LA
JEUNE FILLE ET LA MORT
Article
publié dans la Lettre n° 269
LA JEUNE FILLE ET LA MORT d’Ariel
Dorfman. Adaptation française Gabriel Bauer. Mise en scène Didier
Long avec Sophie de la Rochefoucault, Frédéric Van Den Driessche,
Jean-Michel Noirey.
Pour les mélomanes, La Jeune fille et la mort est un quatuor
mélodieux de Schubert dont on retient la tristesse et la noblesse.
Pour Paulina, il est lié à un souvenir effroyable, obsessionnel.
Depuis quinze ans, elle tente de survivre. Dans un pays d’Amérique
du sud, après une longue période de dictature militaire, la démocratie
pointe son nez et veut régler les dettes de l’oppression, réparer
les injustices, condamner démocratiquement les bourreaux. Gerardo,
son mari, est avocat. Il vient d’accepter de faire partie de la
commission d’enquête présidentielle, chargée de débusquer et de
dénoncer les bourreaux de la dictature. En rentrant chez lui, victime
d’une crevaison, il est pris en stop par un automobiliste obligeant
qui le raccompagne. Paulina entend la voix du sympathique Roberto.
Cette voix la glace. Elle reconnaît cette voix de terreur, celle
du docteur Miranda, son tortionnaire. Elle décide alors de le juger
avec son mari. Ce que veut Paulina n’est pas faire justice elle-même
en tuant son bourreau, mais obtenir de lui une confession écrite
et signée qui lui permettra de surmonter le traumatisme causé. Elle
veut que son bourreau lui demande pardon pour ces quinze années
de souffrance, pas seulement pour les heures d’humiliations et de
douleur passées un bandeau sur les yeux, durant lesquelles il la
torturait et abusait d’elle au son de La Jeune fille et la mort.

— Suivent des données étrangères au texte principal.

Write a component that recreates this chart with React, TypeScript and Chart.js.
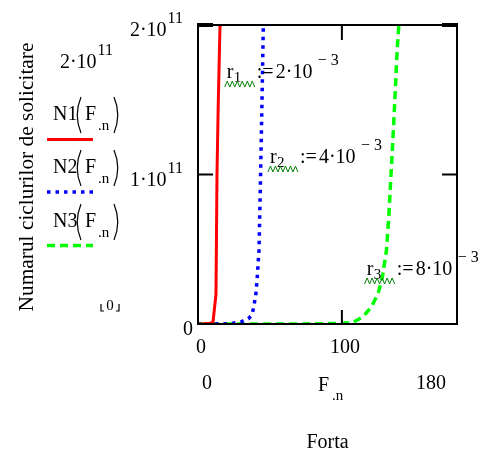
import React, { useEffect, useRef } from "react";
import { Chart, registerables } from "chart.js";

Chart.register(...registerables);

// ---- data (N in cycles, F in force units) ----
const forceN1 = [0, 4, 8, 10.4, 12.5, 13.2, 14, 15.3, 15.6];
const cyclesN1 = [0, 0.002e11, 0.005e11, 0.01e11, 0.2e11, 1.0e11, 1.44e11, 2.0e11, 2.2e11];

const forceN2 = [0, 5, 10, 15, 20, 25, 30, 35, 37.5, 38.8, 40.3, 41.2, 42.4, 43.5, 44.5, 45.4, 46];
const cyclesN2 = [0, 0, 0.0005e11, 0.001e11, 0.003e11, 0.007e11, 0.015e11, 0.035e11, 0.06e11, 0.116e11, 0.207e11, 0.316e11, 0.495e11, 1.0e11, 1.5e11, 2.0e11, 2.3e11];

const forceN3 = [0, 20, 40, 60, 80, 100, 107.6, 114.8, 120.6, 125.2, 128.2, 131, 132.6, 133.8, 135.2, 136.8, 138.4, 139.6, 140.5];
const cyclesN3 = [0, 0, 0, 0, 0.001e11, 0.005e11, 0.01e11, 0.049e11, 0.116e11, 0.205e11, 0.316e11, 0.495e11, 0.718e11, 0.941e11, 1.186e11, 1.498e11, 1.833e11, 2.0e11, 2.15e11];

const seriesNames = ["N1", "N2", "N3"];
const xMin = 0;
const xMax = 180;
const yMin = 0;
const yMax = 2e11;
const xTickValues = [0, 100];
const xTickLabels = ["0", "100"];
const yTickValues = [0, 1e11, 2e11];
const yTickBases = ["0", "1·10", "2·10"];
const yTickExps = ["", "11", "11"];
const rateSubs = ["1", "2", "3"];
const rateValues = ["2·10", "4·10", "8·10"];
const rateExp = "− 3";
const rateAnchorF = [20, 50, 117.2];
const rateAnchorN = [1.645e11, 1.077e11, 0.328e11];
const xTitle = "Forta";
const yTitle = "Numarul ciclurilor de solicitare";

const FONT = '"Liberation Serif", "Times New Roman", serif';

function toPoints(xs: number[], ys: number[]) {
  return xs.map((x, i) => ({ x, y: ys[i] }));
}

function setFont(ctx: CanvasRenderingContext2D, size: number) {
  ctx.font = `${size}px ${FONT}`;
}

function drawText(ctx: CanvasRenderingContext2D, s: string, x: number, y: number, size: number, align: CanvasTextAlign = "left") {
  setFont(ctx, size);
  ctx.textAlign = align;
  ctx.textBaseline = "alphabetic";
  ctx.fillText(s, x, y);
  return ctx.measureText(s).width;
}

function drawPowRight(ctx: CanvasRenderingContext2D, base: string, exp: string, xRight: number, y: number) {
  setFont(ctx, 20);
  const wb = ctx.measureText(base).width;
  setFont(ctx, 16);
  const we = exp ? ctx.measureText(exp).width + 1 : 0;
  const start = xRight - wb - we;
  drawText(ctx, base, start, y, 20);
  if (exp) drawText(ctx, exp, start + wb + 1, y - 13, 16);
}

function paren(ctx: CanvasRenderingContext2D, x: number, top: number, bottom: number, open: boolean) {
  const mid = (top + bottom) / 2;
  ctx.beginPath();
  if (open) {
    ctx.moveTo(x + 5, top);
    ctx.quadraticCurveTo(x - 2.5, mid, x + 5, bottom);
  } else {
    ctx.moveTo(x, top);
    ctx.quadraticCurveTo(x + 7.5, mid, x, bottom);
  }
  ctx.lineWidth = 1.2;
  ctx.strokeStyle = "#000";
  ctx.stroke();
}

function squiggle(ctx: CanvasRenderingContext2D, x0: number, x1: number, y: number) {
  ctx.beginPath();
  ctx.strokeStyle = "#008000";
  ctx.lineWidth = 1;
  ctx.setLineDash([]);
  let up = true;
  ctx.moveTo(x0, y + 6);
  for (let x = x0 + 2.5; x <= x1; x += 2.5) {
    ctx.lineTo(x, up ? y : y + 6);
    up = !up;
  }
  ctx.stroke();
}

const mathcadPlugin = {
  id: "mathcadDecor",
  afterDraw(chart: any) {
    const ctx: CanvasRenderingContext2D = chart.ctx;
    const { left, right, top, bottom } = chart.chartArea;
    const xs = chart.scales.x;
    const ys = chart.scales.y;
    ctx.save();
    ctx.fillStyle = "#000";

    // y axis tick labels
    yTickValues.forEach((v, i) => {
      const py = ys.getPixelForValue(v);
      if (yTickExps[i]) drawPowRight(ctx, yTickBases[i], yTickExps[i], left - 15, py + 11);
      else drawText(ctx, yTickBases[i], left - 5, py + 11, 20, "right");
    });

    // x axis tick labels
    xTickValues.forEach((v, i) => {
      drawText(ctx, xTickLabels[i], xs.getPixelForValue(v) + 3, bottom + 29, 20, "center");
    });
    // limits row
    drawText(ctx, String(xMin), left + 4, bottom + 65, 20, "left");
    drawText(ctx, String(xMax), right - 11, bottom + 65, 20, "right");
    const wF = drawText(ctx, "F", 318, bottom + 67, 20, "left");
    drawText(ctx, ".n", 318 + wF + 3, bottom + 76, 15, "left");
    // x title
    drawText(ctx, xTitle, (left + right) / 2, bottom + 124, 20, "center");

    // y title rotated
    ctx.save();
    ctx.translate(33, 177);
    ctx.rotate(-Math.PI / 2);
    setFont(ctx, 20);
    const tw = ctx.measureText(yTitle).width;
    const ts = 20 * 269 / tw;
    drawText(ctx, yTitle, 0, 0, ts, "center");
    ctx.restore();

    // left "legend" column
    drawPowRight(ctx, "2·10", "11", 113, 68);
    const rowBase = [120, 173, 227];
    const rowLine = [139.5, 192, 245.5];
    chart.data.datasets.forEach((ds: any, i: number) => {
      const b = rowBase[i];
      ctx.fillStyle = "#000";
      drawText(ctx, seriesNames[i], 53, b, 20, "left");
      paren(ctx, 76, b - 23, b + 13, true);
      drawText(ctx, "F", 85, b, 20, "left");
      drawText(ctx, ".n", 98, b + 10, 15, "left");
      paren(ctx, 114, b - 23, b + 13, false);
      ctx.beginPath();
      ctx.strokeStyle = ds.borderColor;
      ctx.lineWidth = ds.borderWidth;
      ctx.setLineDash(ds.borderDash || []);
      ctx.moveTo(47, rowLine[i]);
      ctx.lineTo(93, rowLine[i]);
      ctx.stroke();
      ctx.setLineDash([]);
    });
    // lower limit placeholder
    ctx.fillStyle = "#000";
    drawText(ctx, String(yMin), 110, 310, 15, "center");
    ctx.strokeStyle = "#000";
    ctx.lineWidth = 1.2;
    ctx.beginPath();
    ctx.moveTo(101, 304); ctx.lineTo(101, 311); ctx.lineTo(104, 311);
    ctx.moveTo(119, 304); ctx.lineTo(119, 311); ctx.lineTo(116, 311);
    ctx.stroke();

    // rate annotations
    rateValues.forEach((val, i) => {
      const x = xs.getPixelForValue(rateAnchorF[i]);
      const y = ys.getPixelForValue(rateAnchorN[i]);
      ctx.fillStyle = "#000";
      drawText(ctx, "r", x, y, 20, "left");
      drawText(ctx, rateSubs[i], x + 7, y + 4, 15, "left");
      drawText(ctx, ":=", x + 30, y, 20, "left");
      drawText(ctx, val, x + 49, y, 20, "left");
      drawText(ctx, rateExp, x + 91, y - 13, 16, "left");
      squiggle(ctx, x - 2, x + 29, y + 3);
    });

    // frame and ticks
    ctx.strokeStyle = "#000";
    ctx.setLineDash([]);
    ctx.lineWidth = 2;
    ctx.strokeRect(left, top, right - left, bottom - top);
    ctx.beginPath();
    [...xTickValues, xMax].forEach((v) => {
      const px = xs.getPixelForValue(v);
      ctx.moveTo(px, top); ctx.lineTo(px, top + 15);
      ctx.moveTo(px, bottom); ctx.lineTo(px, bottom - 14);
    });
    yTickValues.forEach((v) => {
      const py = ys.getPixelForValue(v);
      ctx.moveTo(left, py); ctx.lineTo(left + 15, py);
      ctx.moveTo(right, py); ctx.lineTo(right - 15, py);
    });
    ctx.stroke();
    ctx.fillRect(left - 1, top - 2, 16, 4);
    ctx.fillRect(right - 15, top - 2, 16, 4);
    ctx.restore();
  },
};

export default function App() {
  const ref = useRef<HTMLCanvasElement | null>(null);
  useEffect(() => {
    if (!ref.current) return;
    const chart = new Chart(ref.current, {
      type: "line",
      data: {
        datasets: [
          {
            label: "N1",
            data: toPoints(forceN1, cyclesN1),
            borderColor: "#ff0000",
            borderWidth: 3,
            pointRadius: 0,
            tension: 0,
            fill: false,
          },
          {
            label: "N2",
            data: toPoints(forceN2, cyclesN2),
            borderColor: "#0000ff",
            borderWidth: 3.5,
            borderDash: [3.5, 5],
            pointRadius: 0,
            tension: 0,
            fill: false,
          },
          {
            label: "N3",
            data: toPoints(forceN3, cyclesN3),
            borderColor: "#00ff00",
            borderWidth: 3.5,
            borderDash: [8, 5],
            pointRadius: 0,
            tension: 0,
            fill: false,
          },
        ],
      },
      options: {
        responsive: false,
        devicePixelRatio: 1,
        animation: false,
        layout: { padding: { left: 198, top: 25, right: 24, bottom: 127 } },
        scales: {
          x: { type: "linear", min: xMin, max: xMax, display: false },
          y: { type: "linear", min: yMin, max: yMax, display: false },
        },
        plugins: {
          legend: { display: false },
          tooltip: { enabled: false },
        },
      },
      plugins: [mathcadPlugin],
    } as any);
    return () => chart.destroy();
  }, []);
  return (
    <div style={{ position: "absolute", left: 0, top: 0, width: 481, height: 451, background: "#fff" }}>
      <canvas ref={ref} width={481} height={451} style={{ width: 481, height: 451, display: "block" }} />
    </div>
  );
}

Elle assomme Roberto. Ligoté, bâillonné, menacé d’un revolver, l’homme
nie. Gerardo vacille. Comment être sûr que ce type sympathique soit
bien le tortionnaire? Comment accepter la loi du talion, surtout
dans sa position? Roberto nie, crie, menace, supplie. Est-il innocent,
est-il coupable? Une voix peut-elle suffire à faire condamner un
homme? Mais Paulina veut que son traumatisme soit reconnu. Elle
vit depuis quinze ans, comme amputée d’espoir, d’insouciance. Ceux
qui prônent le pardon n’ont pas souffert dans leur chair.
Ariel Dorfman est d’origine chilienne. Conseiller de Salvador Allende,
il s’est exilé aux Etats-Unis après le coup d’état. Il enseigne,
écrit des romans et des pièces de théâtre mais en France, seule
La Jeune fille et la mort est connue, depuis1997, lorsque Daniel
Benoin monta l’oeuvre. Didier Long est le metteur en scène parfait
pour ce texte qui pose des questions aussi bien politiques que philosophiques
et sur le rôle de la justice et du renoncement. Il dirige avec maestria
cet oratorio dans un décor, très pensé, sobre et beau de Jean-Michel
Adam. Sa mise en scène toute en nuances s’efface devant les conflits
humains et le bouleversement des consciences. Le rôle de Paulina
est un rôle en or mais difficile. Sophie de la Rochefoucault le
joue avec une conviction qui force l’admiration. Frédéric Van Den
Driessche est un Gerardo irréprochable, mis face à sa conscience
et à son ambition politique tandis que Jean-Mihel Noirey endosse
celui du docteur Miranda, il est impressionnant. Théâtre 14 14e.